Fractional matching preclusion number of graphs

TL;DR

This paper introduces the fractional matching preclusion number of graphs, a polynomial-time computable relaxation of the matching preclusion number, with explicit formulas for bipartite graphs and properties under graph products.

Contribution

It defines the fractional matching preclusion number via linear programming relaxation, provides explicit formulas for bipartite graphs, and explores its behavior under Cartesian products.

Findings

mp_f(G) can be computed in polynomial time

Explicit formula for bipartite graphs involving k-factors

Inequality for mp_f of Cartesian product of bipartite graphs

Abstract

Let $G$ be a graph with an even number of vertices.
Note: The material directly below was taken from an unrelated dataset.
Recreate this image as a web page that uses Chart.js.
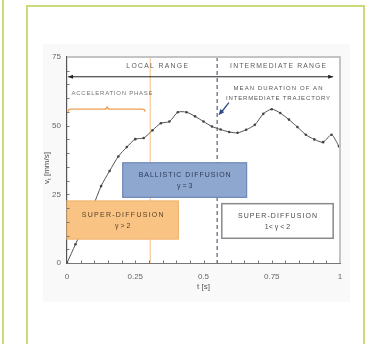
<!DOCTYPE html>
<html>
<head>
<meta charset="utf-8">
<script src="https://cdn.jsdelivr.net/npm/chart.js@4.4.1/dist/chart.umd.min.js"></script>
<style>
  html, body { margin: 0; padding: 0; background: #fff; width: 374px; height: 344px; overflow: hidden; }
  #rule { position: absolute; left: 2px; top: 0; width: 2px; height: 344px; background: #c9dc7c; }
  #panel { position: absolute; left: 26px; top: 5px; width: 335px; height: 400px;
           border: 2px solid #c9dc7c; border-bottom: none; }
  #wrap { position: absolute; left: 0; top: 0; width: 374px; height: 344px; }
</style>
</head>
<body>
<div id="rule"></div>
<div id="panel"></div>
<div id="wrap"><canvas id="c" width="374" height="344"></canvas></div>
<script>
// Tangential speed of the tracked particle over the first second
const timeS = [0, 0.031, 0.063, 0.094, 0.125, 0.156, 0.188, 0.219, 0.25, 0.281, 0.313,
               0.344, 0.375, 0.406, 0.438, 0.469, 0.5, 0.531, 0.563, 0.594, 0.625,
               0.656, 0.688, 0.719, 0.75, 0.781, 0.813, 0.844, 0.875, 0.906, 0.938,
               0.969, 0.996];
const speedMmS = [0, 6.8, 13.6, 20.3, 28, 33.5, 38.8, 42.2, 45.1, 45.5, 48.3,
                  50.9, 51.5, 54.9, 54.9, 53.4, 51.5, 49.7, 48.6, 47.7, 47.4,
                  48.5, 50.3, 54.3, 56, 54.6, 52.2, 49.5, 46.7, 45.0, 44.0,
                  46.7, 42.5];

const xTickValues = [0, 0.25, 0.5, 0.75, 1];
const xTickLabels = ['0', '0.25', '0.5', '0.75', '1'];
const yTickValues = [0, 25, 50, 75];
const yTickLabels = ['0', '25', '50', '75'];

// Phase markers (seconds)
const accelerationEnd = 0.305;
const meanTrajectoryDuration = 0.55;

const FONT = '"Liberation Sans", Arial, Helvetica, sans-serif';

function spacedText(ctx, str, cx, cy, width, size, color) {
  ctx.save();
  ctx.font = size + 'px ' + FONT;
  ctx.letterSpacing = '0px';
  const w0 = ctx.measureText(str).width;
  const ls = Math.max(0, (width - w0) / str.length);
  ctx.letterSpacing = ls.toFixed(2) + 'px';
  ctx.fillStyle = color;
  ctx.textAlign = 'center';
  ctx.textBaseline = 'middle';
  ctx.fillText(str, cx + ls / 2, cy);
  ctx.restore();
}

function arrowHead(ctx, x, y, dir, len, half) {
  ctx.beginPath();
  ctx.moveTo(x, y);
  ctx.lineTo(x - dir * len, y - half);
  ctx.lineTo(x - dir * len, y + half);
  ctx.closePath();
  ctx.fill();
}

const decor = {
  id: 'decor',
  beforeDraw(chart) {
    const { ctx, chartArea: a } = chart;
    ctx.save();
    ctx.fillStyle = '#f9f9f9';
    ctx.fillRect(43, 44, 307, 258);
    ctx.fillStyle = '#ffffff';
    ctx.fillRect(a.left, a.top, a.right - a.left, a.bottom - a.top);
    ctx.restore();
  },
  beforeDatasetsDraw(chart) {
    const { ctx, chartArea: a, scales: { x, y } } = chart;
    ctx.save();

    // end of the acceleration phase
    const xa = x.getPixelForValue(accelerationEnd);
    ctx.strokeStyle = 'rgba(246,198,146,0.85)';
    ctx.lineWidth = 1.3;
    ctx.beginPath(); ctx.moveTo(xa, a.top); ctx.lineTo(xa, a.bottom); ctx.stroke();

    // mean duration of an intermediate trajectory
    const xm = x.getPixelForValue(meanTrajectoryDuration);
    ctx.strokeStyle = '#56627e';
    ctx.lineWidth = 1.2;
    ctx.setLineDash([4, 3]);
    ctx.beginPath(); ctx.moveTo(xm, a.top); ctx.lineTo(xm, a.bottom); ctx.stroke();
    ctx.setLineDash([]);

    // local / intermediate range double arrow
    const ya = y.getPixelForValue(67.8);
    const x0 = x.getPixelForValue(0.004), x1 = x.getPixelForValue(0.975);
    ctx.strokeStyle = '#222';
    ctx.fillStyle = '#222';
    ctx.lineWidth = 1;
    ctx.beginPath(); ctx.moveTo(x0, ya); ctx.lineTo(x1, ya); ctx.stroke();
    arrowHead(ctx, x0, ya, -1, 5, 2);
    arrowHead(ctx, x1, ya, 1, 5, 2);

    spacedText(ctx, 'LOCAL RANGE', x.getPixelForValue(0.33), y.getPixelForValue(71.5), 63, 6.8, '#5a5a5a');
    spacedText(ctx, 'INTERMEDIATE RANGE', x.getPixelForValue(0.773), y.getPixelForValue(71.5), 97, 6.8, '#5a5a5a');

    // acceleration phase brace
    const yb = y.getPixelForValue(56);
    const b0 = x.getPixelForValue(0.004), b1 = x.getPixelForValue(0.286), bm = x.getPixelForValue(0.147);
    ctx.strokeStyle = '#f0a050';
    ctx.lineWidth = 1.2;
    ctx.beginPath();
    ctx.moveTo(b0, yb + 2.5);
    ctx.quadraticCurveTo(b0, yb, b0 + 3, yb);
    ctx.lineTo(bm - 3, yb);
    ctx.quadraticCurveTo(bm, yb, bm, yb - 3);
    ctx.quadraticCurveTo(bm, yb, bm + 3, yb);
    ctx.lineTo(b1 - 3, yb);
    ctx.quadraticCurveTo(b1, yb, b1, yb + 2.5);
    ctx.stroke();
    spacedText(ctx, 'ACCELERATION PHASE', x.getPixelForValue(0.165), y.getPixelForValue(61.7), 82, 6, '#777');

    // mean duration note and pointer
    spacedText(ctx, 'MEAN DURATION OF AN', x.getPixelForValue(0.773), y.getPixelForValue(63.5), 90, 6, '#555');
    spacedText(ctx, 'INTERMEDIATE TRAJECTORY', x.getPixelForValue(0.773), y.getPixelForValue(59.9), 105, 6, '#555');
    const tx = x.getPixelForValue(0.593), ty = y.getPixelForValue(58.4);
    const hx = x.getPixelForValue(0.555), hy = y.getPixelForValue(53.8);
    ctx.strokeStyle = '#2f4a8a';
    ctx.fillStyle = '#2f4a8a';
    ctx.lineWidth = 1.3;
    ctx.beginPath(); ctx.moveTo(tx, ty); ctx.lineTo(hx + 2, hy - 2); ctx.stroke();
    const ang = Math.atan2(hy - ty, hx - tx);
    ctx.beginPath();
    ctx.moveTo(hx, hy);
    ctx.lineTo(hx - 6 * Math.cos(ang) + 2.5 * Math.sin(ang), hy - 6 * Math.sin(ang) - 2.5 * Math.cos(ang));
    ctx.lineTo(hx - 6 * Math.cos(ang) - 2.5 * Math.sin(ang), hy - 6 * Math.sin(ang) + 2.5 * Math.cos(ang));
    ctx.closePath(); ctx.fill();

    ctx.restore();
  },
  afterDatasetsDraw(chart) {
    const { ctx, chartArea: a, scales: { x, y } } = chart;
    ctx.save();

    function box(t0, t1, v0, v1, fill, stroke, lw, lines) {
      const l = x.getPixelForValue(t0), r = x.getPixelForValue(t1);
      const tp = y.getPixelForValue(v0), bt = y.getPixelForValue(v1);
      ctx.fillStyle = fill;
      ctx.fillRect(l, tp, r - l, bt - tp);
      ctx.strokeStyle = stroke;
      ctx.lineWidth = lw;
      ctx.strokeRect(l, tp, r - l, bt - tp);
      const cx = (l + r) / 2, cy = (tp + bt) / 2;
      spacedText(ctx, lines[0], cx, cy - 5, lines[2], 7, lines[3]);
      spacedText(ctx, lines[1], cx, cy + 6, 0, 7, lines[3]);
    }
    box(0.204, 0.658, 36.5, 23.9, '#8ea7cf', '#7088b8', 1.2,
        ['BALLISTIC DIFFUSION', 'γ = 3', 93, '#2f3a55']);
    box(0.0, 0.408, 22.6, 8.7, '#f8c383', '#f2b572', 1.2,
        ['SUPER-DIFFUSION', 'γ > 2', 83, '#5a4228']);
    box(0.567, 0.975, 21.6, 9.0, '#ffffff', '#8a8a8a', 1.5,
        ['SUPER-DIFFUSION', '1< γ < 2', 80, '#4a4a4a']);

    // frame on top and right
    ctx.strokeStyle = '#c4c4c4';
    ctx.lineWidth = 2;
    ctx.beginPath();
    ctx.moveTo(a.left, a.top); ctx.lineTo(a.right, a.top); ctx.lineTo(a.right, a.bottom);
    ctx.stroke();

    // minor ticks pointing inward
    ctx.strokeStyle = '#777';
    ctx.lineWidth = 1;
    ctx.beginPath();
    for (let k = 1; k < 20; k++) {
      const px = Math.round(x.getPixelForValue(k * 0.05)) + 0.5;
      ctx.moveTo(px, a.bottom); ctx.lineTo(px, a.bottom - 2.5);
    }
    for (let k = 1; k < 15; k++) {
      const py = Math.round(y.getPixelForValue(k * 5)) + 0.5;
      ctx.moveTo(a.left, py); ctx.lineTo(a.left + 2.5, py);
    }
    ctx.stroke();

    // axis titles
    ctx.fillStyle = '#555';
    ctx.textAlign = 'center';
    ctx.textBaseline = 'middle';
    ctx.font = '8px ' + FONT;
    ctx.fillText('t [s]', x.getPixelForValue(0.5), 287);
    ctx.translate(47, 168);
    ctx.rotate(-Math.PI / 2);
    ctx.textAlign = 'left';
    const main = 'v', sub = 't', rest = ' [mm/s]';
    const wMain = ctx.measureText(main).width;
    const wRest = ctx.measureText(rest).width;
    ctx.font = '6px ' + FONT;
    const wSub = ctx.measureText(sub).width;
    const total = wMain + wSub + wRest;
    let cx = -total / 2;
    ctx.font = '8px ' + FONT;
    ctx.fillText(main, cx, 0); cx += wMain;
    ctx.font = '6px ' + FONT;
    ctx.fillText(sub, cx, 2); cx += wSub;
    ctx.font = '8px ' + FONT;
    ctx.fillText(rest, cx, 0);
    ctx.restore();
  }
};

new Chart(document.getElementById('c'), {
  type: 'line',
  data: {
    datasets: [{
      data: timeS.map((t, i) => ({ x: t, y: speedMmS[i] })),
      borderColor: '#555',
      borderWidth: 1,
      backgroundColor: '#444',
      pointRadius: 1.3,
      pointBorderWidth: 0,
      tension: 0.25,
      fill: false
    }]
  },
  options: {
    responsive: false,
    animation: false,
    devicePixelRatio: 1,
    layout: { padding: { left: 0, top: 57, right: 34, bottom: 0 } },
    plugins: { legend: { display: false }, tooltip: { enabled: false } },
    scales: {
      x: {
        type: 'linear', min: 0, max: 1,
        afterFit: s => { s.height = 81; },
        afterBuildTicks: s => { s.ticks = xTickValues.map(v => ({ value: v })); },
        ticks: {
          callback: (v, i) => xTickLabels[i],
          color: '#666', font: { size: 8, family: FONT },
          padding: 9, maxRotation: 0, autoSkip: false
        },
        grid: { display: false, drawTicks: false },
        border: { display: true, color: '#777', width: 1 }
      },
      y: {
        type: 'linear', min: 0, max: 75,
        afterFit: s => { s.width = 67; },
        afterBuildTicks: s => { s.ticks = yTickValues.map(v => ({ value: v })); },
        ticks: {
          callback: (v, i) => yTickLabels[i],
          color: '#666', font: { size: 8, family: FONT },
          padding: 6, autoSkip: false
        },
        grid: { display: false, drawTicks: false },
        border: { display: true, color: '#555', width: 1.2 }
      }
    }
  },
  plugins: [decor]
});
</script>
</body>
</html>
The matching preclusion number of $G$, denoted by $mp(G)$, is the minimum number of edges whose deletion leaves the resulting graph without a perfect matching. We introduced a $0$-$1$ linear programming which can be used to find matching preclusion number of graphs. In this paper, by relaxing of the $0$-$1$ linear programming we obtain a linear programming and call its optimal objective value as fractional matching preclusion number of graph $G$, denoted by $mp_f(G)$. We show $mp_f(G)$ can be computed in polynomial time for any graph $G$. By using perfect matching polytope, we transform it as a new linear programming whose optimal value equals the reciprocal of $mp_f(G)$. For bipartite graph $G$, we obtain an explicit formula for $mp_f(G)$ and show that $\lfloor mp_f(G) \rfloor$ is the maximum integer $k$ such that $G$ has a $k$-factor. Moreover, for any two bipartite graphs $G$ and $H$, we show $mp_f(G \square H) \geqslant mp_f(G)+\lfloor mp_f(H) \rfloor$, where $G \square H$ is the Cartesian product of $G$ and $H$.